Last year, Gov. Andrew Cuomo created 10 Regional Economic Development Councils to spur private-sector investment and job creation and to better coordinate existing economic-development efforts.
The North Country’s Regional Council generated a lot of excitement and valuable discussion about the strengths and weaknesses of our region and the direction development should take in the North Country.
The largest of New York’s 10 regions, the North Country has some definite challenges, including the lowest incomes in the state. Our unemployment and underemployment are also high — official unemployment in the North Country is 9.8 percent versus 8.2 percent in New York state.
The Regional Council’s strategic plan identified that one of our critical issues was attracting and retaining young workers and that a major strategy would be developing a strong workforce development system. Our region was one of four that was selected as a “best strategic plan” region, and we were awarded more than $100 million for 70 funding requests.
Bombardier is the recipient of one of the largest grants — $2.5 million — to help with the expansion of their transportation manufacturing facility in Plattsburgh. On the surface, this seems like a win-win: the Regional Council uses our tax dollars to help a company in the hard-hit manufacturing sector expand, and in return, we get good local jobs.
But, as is often the case with big publicly subsidized development deals, scratch the surface and you find some big flaws. Bombardier is projected to create 150 jobs and an additional 30 to 40 construction jobs on its initial expansion. But it was recently revealed that the company is using an contractor from Vermont for the construction jobs, and many of the permanent jobs will be temporary, hourly jobs through an employment agency.
To be sure, our region needs the jobs.
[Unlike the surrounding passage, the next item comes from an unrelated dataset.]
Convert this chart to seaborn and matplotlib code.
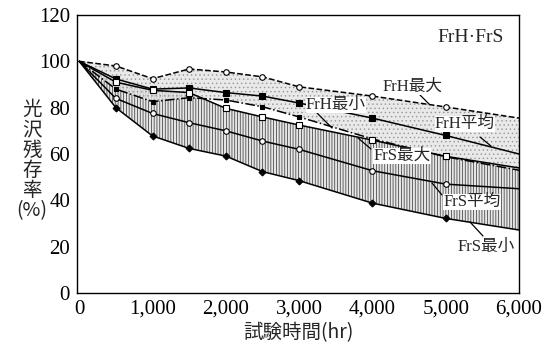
"""
光沢残存率の経時変化 (FrH・FrS)
"""

import numpy as np
import pandas as pd
import matplotlib
matplotlib.use("Agg")
import matplotlib.pyplot as plt
import seaborn as sns

# 試験時間 (hr)
hours = [0, 500, 1000, 1500, 2000, 2500, 3000, 4000, 5000, 6000]

# 光沢残存率 (%)
frh_max = [100, 98.0, 92.5, 96.7, 95.4, 93.3, 89.0, 85.0, 80.3, 75.5]
frh_avg = [100, 92.4, 88.0, 88.5, 86.5, 85.0, 82.0, 75.5, 68.0, 60.0]
frh_min = [100, 88.0, 82.6, 84.3, 83.3, 80.4, 76.0, 66.5, 58.8, 53.0]
frs_max = [100, 91.0, 87.5, 86.5, 79.7, 76.0, 72.5, 66.0, 59.0, 54.0]
frs_avg = [100, 84.0, 77.5, 73.5, 70.0, 65.6, 62.0, 52.8, 47.0, 45.0]
frs_min = [100, 80.0, 67.8, 62.4, 59.1, 52.4, 48.5, 38.8, 32.2, 27.2]

x_ticks = [0, 1000, 2000, 3000, 4000, 5000, 6000]
x_ticklabels = ["0", "1,000", "2,000", "3,000", "4,000", "5,000", "6,000"]
y_ticks = [0, 20, 40, 60, 80, 100, 120]

SERIF = ["Liberation Serif", "Noto Sans CJK JP", "DejaVu Sans"]
CJK = ["Noto Sans CJK JP", "DejaVu Sans"]


def main():
    sns.set_theme(style="white")
    plt.rcParams["font.family"] = SERIF
    plt.rcParams["hatch.linewidth"] = 0.55

    df = pd.DataFrame({"hours": hours,
                       "frh_max": frh_max, "frh_avg": frh_avg, "frh_min": frh_min,
                       "frs_max": frs_max, "frs_avg": frs_avg, "frs_min": frs_min})

    fig = plt.figure(figsize=(5.47, 3.51), dpi=100)
    ax = fig.add_axes([0.1408, 0.1652, 0.808, 0.7921])

    # 塗り (FrS: 縦線, FrH: 点描)
    ax.fill_between(df["hours"], df["frs_min"], df["frs_max"],
                    facecolor="#e6e6e6", edgecolor="0.25", hatch="|" * 6,
                    linewidth=0, zorder=1)
    ax.fill_between(df["hours"], df["frh_min"], df["frh_max"],
                    facecolor="#e4e4e4", edgecolor="0.55", hatch="....",
                    linewidth=0, alpha=0.8, zorder=1.5)

    mk = list(range(1, len(hours) - 1))
    styles = {
        "frh_max": dict(linestyle="--", marker="o", markerfacecolor="white"),
        "frh_avg": dict(linestyle="-", marker="s", markerfacecolor="black"),
        "frh_min": dict(linestyle="-.", marker="s", markerfacecolor="black", markersize=3.5),
        "frs_max": dict(linestyle="-", marker="s", markerfacecolor="white"),
        "frs_avg": dict(linestyle="-", marker="o", markerfacecolor="white"),
        "frs_min": dict(linestyle="-", marker="D", markerfacecolor="black", markersize=3.5),
    }
    for col, st in styles.items():
        opts = dict(markersize=4, markeredgecolor="black", markeredgewidth=0.8)
        opts.update(st)
        sns.lineplot(data=df, x="hours", y=col, ax=ax, color="black",
                     linewidth=1.1, markevery=mk, zorder=3, **opts)

    # ラベルと引出線
    labels = [
        ("FrH最大", (413, 87), ((420, 95), (429, 104))),
        ("FrH最小", (336, 105), ((317, 113), (332, 128))),
        ("FrH平均", (465, 124), ((480, 137), (491, 146))),
        ("FrS最大", (402, 156), ((358, 138), (371, 149))),
        ("FrS平均", (472, 202), ((432, 183), (442, 195))),
        ("FrS最小", (486, 247), ((470, 222), (483, 236))),
    ]
    W, H = 547, 351
    for text, (tx, ty), ((x1, y1), (x2, y2)) in labels:
        fig.text(tx / W, 1 - ty / H, text, ha="center", va="center",
                 fontsize=12, family=SERIF, zorder=5,
                 bbox=dict(facecolor="white", edgecolor="none", pad=0.3))
        fig.add_artist(plt.Line2D([x1 / W, x2 / W], [1 - y1 / H, 1 - y2 / H],
                                  color="black", linewidth=0.9))
    fig.text(471 / W, 1 - 38 / H, "FrH·FrS", ha="center", va="center",
             fontsize=14, family=SERIF)

    ax.set_xlim(-30, 6000)
    ax.set_ylim(0, 120)
    ax.set_xticks(x_ticks)
    ax.set_xticklabels(x_ticklabels)
    ax.set_yticks(y_ticks)
    ax.tick_params(axis="both", length=0, labelsize=15, colors="black")
    ax.tick_params(axis="x", pad=5)
    ax.tick_params(axis="y", pad=5)
    for lbl in ax.get_xticklabels() + ax.get_yticklabels():
        lbl.set_fontfamily(SERIF)
    for sp in ax.spines.values():
        sp.set_visible(True)
        sp.set_color("black")
        sp.set_linewidth(1.0)

    ax.set_xlabel("試験時間(hr)", fontsize=14, family=CJK, labelpad=2)
    ax.set_ylabel("")
    fig.text(32 / W, 1 - 160 / H, "光\n沢\n残\n存\n率\n(%)", ha="center",
             va="center", fontsize=14, family=CJK, linespacing=0.95)

    fig.savefig("out.png", dpi=100)
    plt.close(fig)


if __name__ == "__main__":
    main()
But we aren’t getting what we paid for if out-of-state workers are getting the jobs.
A project that seemed so promising is quickly becoming a huge missed opportunity to create good new jobs for local workers. Hiring local workers has greater economic benefits for a region because more money is circulated back into the economy, spurring additional job creation.
Creating good local jobs helps attract and retain young people, keeping our communities growing and more prosperous. Construction unions provide training and apprenticeship programs that create solid career opportunities.
Using local union labor on this job would help our region meet its workforce development goals, ensure safe and good-paying jobs and bring the greatest economic benefit to our community.
The North Country Regional Council’s strategic plan stressed the importance of workforce development and apprenticeship programs, but Bombardier’s employment plans fly in the face of the council’s vision for a big, transformational project.
Other projects receiving public funding could be going the same way, like the Clayton Hotel and Convention Center. This project on the St. Lawrence River received $2.25 million from our Regional Council, but the main contractor, the Krog Corp., has not made any commitment to using local labor and has a history of using low-wage, non-local and non-union workers on its construction jobs.
We need to get our money’s worth from corporate subsidies — whether it’s our tax dollars being used through Regional Councils or other economic-development entities that give public subsidies to corporations in return for job creation.
We need to ask how many decent jobs will actually be created and how many low-wage, gone-tomorrow jobs we are actually subsidizing.
We also need to look at a company’s track record: Are they benefitting the local community?
Whether you work in a building trade, another profession, or are unemployed, you have a right to know how your tax dollars are being spent and to hold companies accountable when they take public money.
Our Regional Council was supposed to increase accountability and pay for performance, getting our communities better results than we have in the past.
Please let your elected officials, especially those that sit on the board of the Regional Economic Development Council, know that you expect your tax dollars to create good local jobs.
Betty Lennon is president of the Northeast Labor Council, and Greg Hart is North Country regional director of the Workforce Development Institute.